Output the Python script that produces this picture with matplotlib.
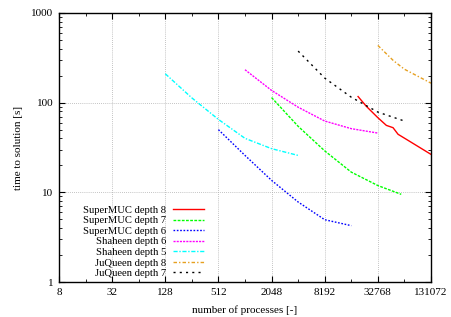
import matplotlib
matplotlib.use("Agg")
import matplotlib.pyplot as plt
import matplotlib.ticker as mticker
import numpy as np

plt.rcParams['font.family'] = ['Liberation Serif', 'DejaVu Serif']

# data
smuc8_p = [19560, 24280, 32768, 40900, 48700, 55500, 72000, 131072]
smuc8_t = [117, 91, 68, 55.8, 52.6, 44.4, 38, 26.5]
smuc7_p = [2048, 4096, 8192, 16384, 32768, 60300]
smuc7_t = [114, 54.5, 29, 16.8, 11.9, 9.5]
smuc6_p = [512, 1024, 2048, 4096, 8192, 16384]
smuc6_t = [50, 25.8, 13.6, 7.8, 4.95, 4.25]
sh6_p = [1024, 2048, 4096, 8192, 16384, 32768]
sh6_t = [233, 137, 89, 62.4, 51.3, 45.8]
sh5_p = [128, 256, 512, 1024, 2048, 4096]
sh5_t = [210, 113, 65, 40, 30.7, 25.8]
jq8_p = [32768, 49000, 65536, 131072]
jq8_t = [435, 295, 236, 165]
jq7_p = [4096, 8192, 16384, 32768, 65536]
jq7_t = [376, 188, 115, 78.5, 62.4]

labels = ["SuperMUC depth 8", "SuperMUC depth 7", "SuperMUC depth 6",
          "Shaheen depth 6", "Shaheen depth 5", "JuQueen depth 8", "JuQueen depth 7"]
xticks = [8, 32, 128, 512, 2048, 8192, 32768, 131072]

fig = plt.figure(figsize=(4.52, 3.17), dpi=100)
ax = fig.add_axes([59/452, 35/317, 372/452, 269/317])

series = [
    (smuc8_p, smuc8_t, '#ff0000', '-'),
    (smuc7_p, smuc7_t, '#00ff00', (0, (2.0, 1.0))),
    (smuc6_p, smuc6_t, '#0000ff', (0, (1.2, 1.2))),
    (sh6_p, sh6_t, '#ff00ff', (0, (1.5, 0.8))),
    (sh5_p, sh5_t, '#00ffff', (0, (3.0, 1.2, 1.0, 1.2))),
    (jq8_p, jq8_t, '#e6a020', (0, (2.5, 1.5, 1.0, 1.5))),
    (jq7_p, jq7_t, '#000000', (0, (1.5, 3.0))),
]
for (p, t, c, ls), lab in zip(series, labels):
    ax.plot(p, t, color=c, linestyle=ls, linewidth=1.0, label=lab)

ax.set_xscale('log', base=2)
ax.set_yscale('log')
ax.set_xlim(8, 131072)
ax.set_ylim(1, 1000)
ax.xaxis.set_major_locator(mticker.FixedLocator(xticks))
ax.xaxis.set_major_formatter(mticker.FixedFormatter([str(v) for v in xticks]))
ax.xaxis.set_minor_locator(mticker.FixedLocator([16, 64, 256, 1024, 4096, 16384, 65536]))
ax.xaxis.set_minor_formatter(mticker.NullFormatter())
ax.yaxis.set_major_locator(mticker.FixedLocator([1, 10, 100, 1000]))
ax.yaxis.set_major_formatter(mticker.FixedFormatter(['1', '10', '100', '1000']))
ax.yaxis.set_minor_locator(mticker.LogLocator(base=10, subs=np.arange(2, 10)))
ax.yaxis.set_minor_formatter(mticker.NullFormatter())

ax.tick_params(which='both', direction='in', top=True, right=True, labelsize=8, pad=4)
ax.tick_params(which='major', length=4, width=0.8)
ax.tick_params(which='minor', length=2, width=0.6)
ax.grid(True, which='major', color='#b0b0b0', linestyle=(0, (1, 1.5)), linewidth=0.6)
for s in ax.spines.values():
    s.set_linewidth(1.0)

ax.set_xlabel('number of processes [-]', fontsize=8, labelpad=6)
ax.set_ylabel('time to solution [s]', fontsize=8, labelpad=6)

leg = ax.legend(loc='lower right', bbox_to_anchor=(150/372, -1.5/269), frameon=False,
                fontsize=7.7, markerfirst=False, handlelength=2.9, handletextpad=0.6,
                labelspacing=0.1, borderpad=0.3, borderaxespad=0.2)

fig.savefig('out.png', dpi=100)
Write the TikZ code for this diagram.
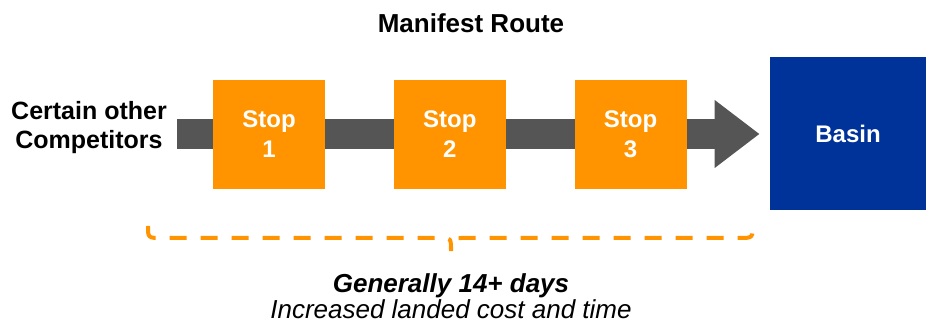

____________________

--- What to produce ---
From the first line above to the line containing "plt.rcParams['font.family'] = ['Liberation", repeat each line exactly. Pictures stay out.

--- Answer to the exercise ---
Output the Python script that produces this picture with matplotlib.
import matplotlib
matplotlib.use("Agg")
import matplotlib.pyplot as plt
import matplotlib.ticker as mticker
import numpy as np

plt.rcParams['font.family'] = ['Liberation Serif', 'DejaVu Serif']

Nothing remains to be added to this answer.